High-performance carbon nanotube field-effect transistors with electron mobility of 39.4 cm2V−1s−1 using anion–π interaction doping

Abstract

Single-walled carbon nanotube (SWNT) is desirable next generation semiconductor for flexible, transparent and even stretchable with exceptional electrical characteristics. Here, high-performance n-type semiconducting SWNT field-effect transistors (s-SWNT-FETs) are achieved by chemical doping using anion-π interaction between SWNT and anion of tetrabutylammonium fluoride (TBAF) salt. The Fermi level (EF) of SWNT shifts to the conduction band edge with increasing dopant concentration. The doped s-SWNT-FETs exhibit significant improvement in electron mobility (39.4 cm2V−1s−1) with high current on/off ratio (>104) compared to those of un-doped device.

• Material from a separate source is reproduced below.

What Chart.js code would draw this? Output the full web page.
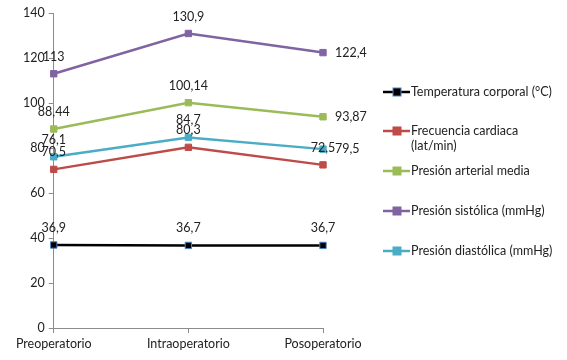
<!DOCTYPE html>
<html><head><meta charset="utf-8">
<script src="https://cdn.jsdelivr.net/npm/chart.js@4/dist/chart.umd.min.js"></script>
<style>html,body{margin:0;padding:0;background:#fff}#w{width:567px;height:360px}</style>
</head><body><div id="w"><canvas id="c" width="567" height="360"></canvas></div>
<script>
const categories = ['Preoperatorio', 'Intraoperatorio', 'Posoperatorio'];
const temperatura = [36.9, 36.7, 36.7];
const frecuencia = [70.5, 80.3, 72.5];
const presionMedia = [88.44, 100.14, 93.87];
const presionSistolica = [113, 130.9, 122.4];
const presionDiastolica = [76.1, 84.7, 79.5];
const seriesNames = ['Temperatura corporal (°C)', 'Frecuencia cardiaca (lat/min)', 'Presión arterial media', 'Presión sistólica (mmHg)', 'Presión diastólica (mmHg)'];
const yTicks = [0, 20, 40, 60, 80, 100, 120, 140];

const FONT = 'Lato, "Open Sans", sans-serif';
const FS = 12.5;
const fmt = v => String(v).replace('.', ',');

function ds(label, data, color, fill, border, pos) {
  return { label, data, borderColor: color, backgroundColor: fill, pointBackgroundColor: fill,
    pointBorderColor: border, pointBorderWidth: 1, borderWidth: 2.5, pointStyle: 'rect',
    pointRadius: 4.5, pointHoverRadius: 4.5, tension: 0, labelPos: pos };
}
const datasets = [
  ds(seriesNames[0], temperatura, '#000000', '#000000', '#4F81BD', ['above','above','above']),
  ds(seriesNames[1], frecuencia, '#BE4B48', '#BE4B48', '#BE4B48', ['above','above','above']),
  ds(seriesNames[2], presionMedia, '#9BBB59', '#9BBB59', '#9BBB59', ['above','above','right']),
  ds(seriesNames[3], presionSistolica, '#8064A2', '#8064A2', '#8064A2', ['above','above','right']),
  ds(seriesNames[4], presionDiastolica, '#4BACC6', '#4BACC6', '#4BACC6', ['above','above','right'])
];

const labelPlugin = {
  id: 'labels',
  afterDatasetsDraw(chart) {
    const ctx = chart.ctx;
    ctx.save();
    ctx.font = FS + 'px ' + FONT;
    ctx.fillStyle = '#222';
    chart.data.datasets.forEach((d, i) => {
      const meta = chart.getDatasetMeta(i);
      meta.data.forEach((pt, j) => {
        const txt = fmt(d.data[j]);
        if (d.labelPos[j] === 'right') {
          ctx.textAlign = 'left'; ctx.textBaseline = 'middle';
          ctx.fillText(txt, pt.x + 12, pt.y);
        } else {
          ctx.textAlign = 'center'; ctx.textBaseline = 'middle';
          ctx.fillText(txt, pt.x, pt.y - 17);
        }
      });
    });
    ctx.restore();
  }
};

const legendPlugin = {
  id: 'customLegend',
  afterDraw(chart) {
    const ctx = chart.ctx;
    ctx.save();
    ctx.font = FS + 'px ' + FONT;
    ctx.textAlign = 'left'; ctx.textBaseline = 'middle';
    const rows = [92, 131, 171, 211, 251];
    chart.data.datasets.forEach((d, i) => {
      const y = rows[i];
      ctx.strokeStyle = d.borderColor; ctx.lineWidth = 2.5;
      ctx.beginPath(); ctx.moveTo(383, y); ctx.lineTo(410, y); ctx.stroke();
      ctx.fillStyle = d.pointBackgroundColor; ctx.fillRect(393, y - 4, 8, 8);
      ctx.strokeStyle = d.pointBorderColor; ctx.lineWidth = 1; ctx.strokeRect(393, y - 4, 8, 8);
      ctx.fillStyle = '#222';
      if (i === 1) {
        ctx.fillText('Frecuencia cardiaca', 411, y);
        ctx.fillText('(lat/min)', 411, y + 15);
      } else {
        ctx.fillText(d.label, 411, y);
      }
    });
    ctx.restore();
  }
};

new Chart(document.getElementById('c'), {
  type: 'line',
  data: { labels: categories, datasets },
  options: {
    responsive: false, animation: false,
    layout: { padding: { top: 13, right: 244, left: 19, bottom: 6 } },
    plugins: { legend: { display: false }, tooltip: { enabled: false } },
    scales: {
      x: {
        offset: false,
        grid: { drawOnChartArea: false, drawTicks: true, tickLength: 5, color: '#8c8c8c' },
        border: { color: '#8c8c8c', width: 1 },
        ticks: { font: { family: FONT, size: FS }, color: '#222', maxRotation: 0, padding: 3 }
      },
      y: {
        min: 0, max: 140,
        afterBuildTicks: ax => { ax.ticks = yTicks.map(v => ({ value: v })); },
        grid: { drawOnChartArea: false, drawTicks: true, tickLength: 5, color: '#8c8c8c' },
        border: { color: '#8c8c8c', width: 1 },
        ticks: { font: { family: FONT, size: FS }, color: '#222', padding: 4 }
      }
    }
  },
  plugins: [labelPlugin, legendPlugin]
});
</script></body></html>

The doping using anion–π interaction leads to populate electron density of channel and reduces both channel and contact resistance by 99.0% and 99.6%. Excess carriers introduced by the doping compensate traps by shifting the EF toward conduction band edge. The doped device showed improved current stability after 10 h of bias stress test, while the current of undoped FET decreased by 40.4%. Finally, flexible FETs with TBAF doped s-SWNT network are demonstrated on polyethylene naphthalate substrate and show stable operation after 2000 times bending test.